Salik's future revenue model emphasizes well-timed tweaks to a strategy that has delivered consistently so far. Image Credit: Clint Egbert/Gulf News

The UAE IPO juggernaut continues. The Salik announcement to list 20 per cent continues the theme of privatization of UAE assets and provide a platform for investors to channel their savings. This is particularly relevant given inflationary headwinds that have engulfed world markets.

We know that ‘defensive’ equity positions the world over have outperformed the ‘risk on assets. Lesser known is the fact that a dividend heavy index (The S&P 500 Dividend Aristocrat Index) outperformed the S&P 500 over the last 20 years (in excess of 20 per cent on a compounded basis). This suggests it is the total return that investors should be focusing on, in addition to their cashflow returns. This is particularly true as interest rates march higher.

Clued into cities’ growth ways

The Transurban Group company is an operator of toll assets in Australia as well as parts of the US, a company that has introduced AI and data monetization into its business model and even embedded itself into the urbanization of the cities it operates in. Investors, both in real estate and in capital markets in the UAE, know that Salik is similarly embedded into the very fabric of the urban development in Dubai.

Its growth - whilst organic and high cashflow generating - will provide insights into how developing communities evolve in various parts of the city as traffic patterns and movements can be scrutinized and developed. There is little doubt that various governmental agencies had companies like the Transurban group in mind when plans were first unveiled for the Salik IPO.

Fleet-footed thinking

From surge pricing to consulting services, Salik has been a pioneer in the region (like many of Dubai’s initiatives). At base, however, there is an acute understanding that the nature of financial market returns will shift towards cashflow and dividend based plays. This is critical if the domestic retail and institutional investor base is to grow and become part and parcel of the capital formation process that is so necessary in the ‘financialization’ of the economy.

Investors are looking for stable annuity type returns, and historically in the UAE, they have looked abroad to fulfil their needs. The structure of returns have been predominantly capital-based in an era of low to zero interest rates. However, for a pension fund and institutional investor base to prosper, the entire gamut of market opportunities need to be offered. And Dubai’s moves in the capital markets follow earlier moves in the real estate markets.

For capital market investors, liquidity is a key component, and the fact that the number of listings are increasing - despite the scarcity of public offerings in international markets - is capitalizing on a shift of capital flows headed towards the region. Dubai, however, has had at its heart of decision-making, the interests of the small investor. Recent IPO announcements, as well as the ones on the anvil, are reviving the confidence of these growing number of investors calling Dubai and the UAE their home.

Capex-lite makes a neat fit

Those who do not want to indulge in day trading, but want a conservative-long term investor portfolio. This is why the ‘capex –lite’ model of Salik means that they will distribute all of their profits as dividends, further buttressing cashflows for the retail as well as institutional investors. This is path breaking and indicative of the reflection of knowledge of how returns are likely to accrue.

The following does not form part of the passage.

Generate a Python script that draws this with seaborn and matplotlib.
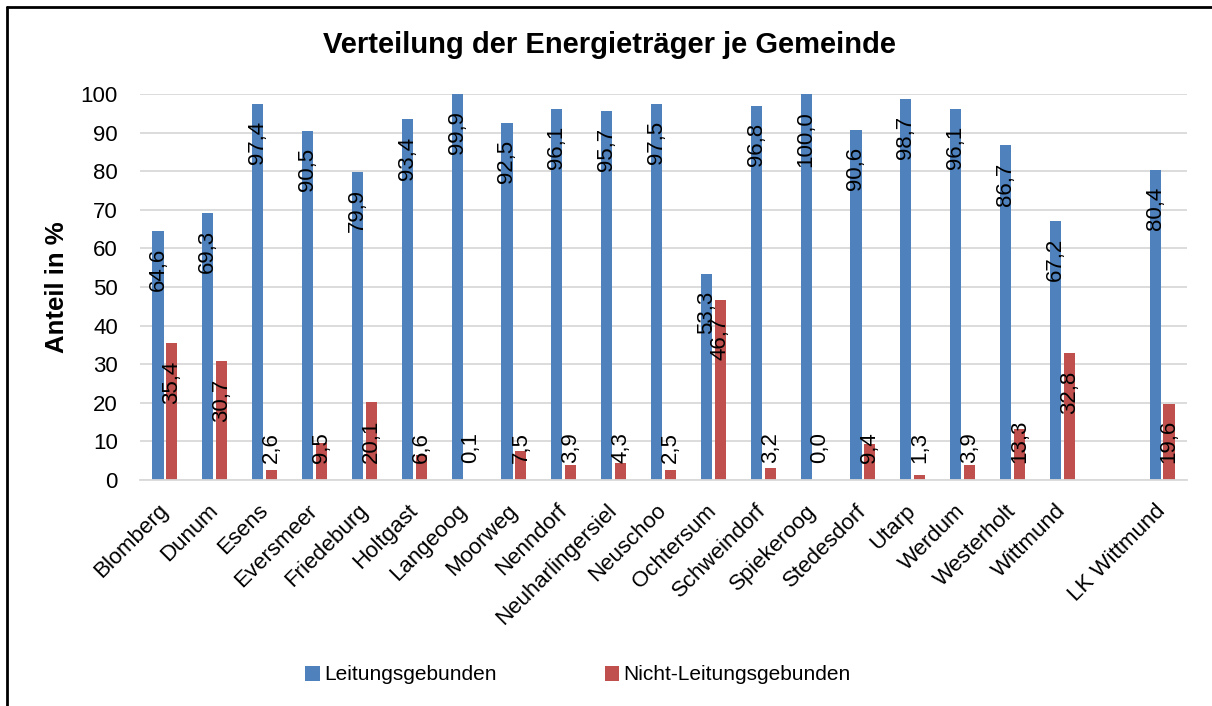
import numpy as np
import pandas as pd
import matplotlib
matplotlib.use("Agg")
import matplotlib.pyplot as plt
from matplotlib.lines import Line2D
from matplotlib.patches import Patch
import seaborn as sns

# ============================
# Daten
# ============================

gemeinden = ["Blomberg", "Dunum", "Esens", "Eversmeer", "Friedeburg", "Holtgast",
             "Langeoog", "Moorweg", "Nenndorf", "Neuharlingersiel", "Neuschoo",
             "Ochtersum", "Schweindorf", "Spiekeroog", "Stedesdorf", "Utarp",
             "Werdum", "Westerholt", "Wittmund", "LK Wittmund"]
leitungsgebunden = [64.6, 69.3, 97.4, 90.5, 79.9, 93.4, 99.9, 92.5, 96.1, 95.7,
                    97.5, 53.3, 96.8, 100.0, 90.6, 98.7, 96.1, 86.7, 67.2, 80.4]
nicht_leitungsgebunden = [35.4, 30.7, 2.6, 9.5, 20.1, 6.6, 0.1, 7.5, 3.9, 4.3,
                          2.5, 46.7, 3.2, 0.0, 9.4, 1.3, 3.9, 13.3, 32.8, 19.6]
reihen = ["Leitungsgebunden", "Nicht-Leitungsgebunden"]
farben = ["#4F81BD", "#C0504D"]
yticks = list(range(0, 101, 10))

df = pd.DataFrame({"Gemeinde": gemeinden,
                   reihen[0]: leitungsgebunden,
                   reihen[1]: nicht_leitungsgebunden})
df_long = df.melt(id_vars="Gemeinde", var_name="Energietraeger", value_name="Anteil")

# leere Stelle vor dem Landkreis
order = gemeinden[:-1] + [" "] + gemeinden[-1:]

# ============================
# Plot
# ============================

sns.set_style("white")
plt.rcParams["font.family"] = ["Liberation Sans", "DejaVu Sans"]
plt.rcParams["text.color"] = "black"
plt.rcParams["xtick.color"] = "black"
plt.rcParams["ytick.color"] = "black"

W, H = 1212, 706
fig = plt.figure(figsize=(W / 100, H / 100), dpi=100)
ax = fig.add_axes([140 / W, 1 - 480 / H, (1187 - 140) / W, (480 - 94) / H])

sns.barplot(data=df_long, x="Gemeinde", y="Anteil", hue="Energietraeger",
            order=order, hue_order=reihen, palette=farben, width=0.56, gap=0.2,
            saturation=1, errorbar=None, legend=False, ax=ax, linewidth=0)

ax.set_ylim(0, 100)
ax.set_yticks(yticks)
ax.yaxis.grid(True, color="#D9D9D9", lw=1.3)
ax.set_axisbelow(True)
for s in ["top", "right", "left"]:
    ax.spines[s].set_visible(False)
ax.spines["bottom"].set_color("#D9D9D9")
ax.spines["bottom"].set_linewidth(1.3)
ax.tick_params(axis="both", length=0, labelsize=16, colors="black")
ax.tick_params(axis="y", pad=16)
ax.set_xlabel("")
ax.set_ylabel("")
for bar in ax.patches:
    bar.set_clip_on(False)

plt.setp(ax.get_xticklabels(), rotation=45, ha="right", va="center",
         rotation_mode="anchor")
ax.tick_params(axis="x", pad=20)

# Datenbeschriftungen (innen am Ende, bei kleinen Werten unten)
fig.canvas.draw()
renderer = fig.canvas.get_renderer()
for cont in ax.containers:
    for bar in cont:
        h = bar.get_height()
        if not np.isfinite(h):
            continue
        xm = bar.get_x() + bar.get_width() / 2
        t = ax.text(xm, h - 4.4, f"{h:.1f}".replace(".", ","), rotation=90,
                    ha="center", va="top", fontsize=16, color="black", clip_on=False)
        bb = t.get_window_extent(renderer).transformed(ax.transData.inverted())
        if bb.y0 < 4.4:
            t.set_y(4.4)
            t.set_va("bottom")

fig.text(0.503, 1 - 45 / H, "Verteilung der Energieträger je Gemeinde",
         ha="center", va="center", fontsize=21, fontweight="bold")
fig.text(57 / W, 1 - 287 / H, "Anteil in %", rotation=90, ha="center",
         va="center", fontsize=18.5, fontweight="bold")

handles = [Patch(facecolor=c, edgecolor="none", label=r) for c, r in zip(farben, reihen)]
fig.legend(handles=handles, loc="center left", bbox_to_anchor=(305 / W, 1 - 675 / H),
           ncol=2, frameon=False, fontsize=15, handlelength=0.7, handleheight=0.7,
           handletextpad=0.2, columnspacing=5.2, borderpad=0, borderaxespad=0)

# Rahmen (nur oben und links sichtbar)
fig.add_artist(Line2D([7 / W, 7 / W], [0, 1 - 7 / H], transform=fig.transFigure,
                      color="black", lw=2))
fig.add_artist(Line2D([7 / W, 1], [1 - 7 / H, 1 - 7 / H], transform=fig.transFigure,
                      color="black", lw=2))

fig.savefig("out.png", dpi=100)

It is obvious that there will always be some that will continue to look for the initial ‘share price pops’ when the company commences trading. Equally obvious is the fact that there are a growing set of people that are looking for long term investments at decent valuation multiples. It is for these investors that IPOs like Salik will be ‘destination’ investments as the UAE marches forward towards becoming a global financial center.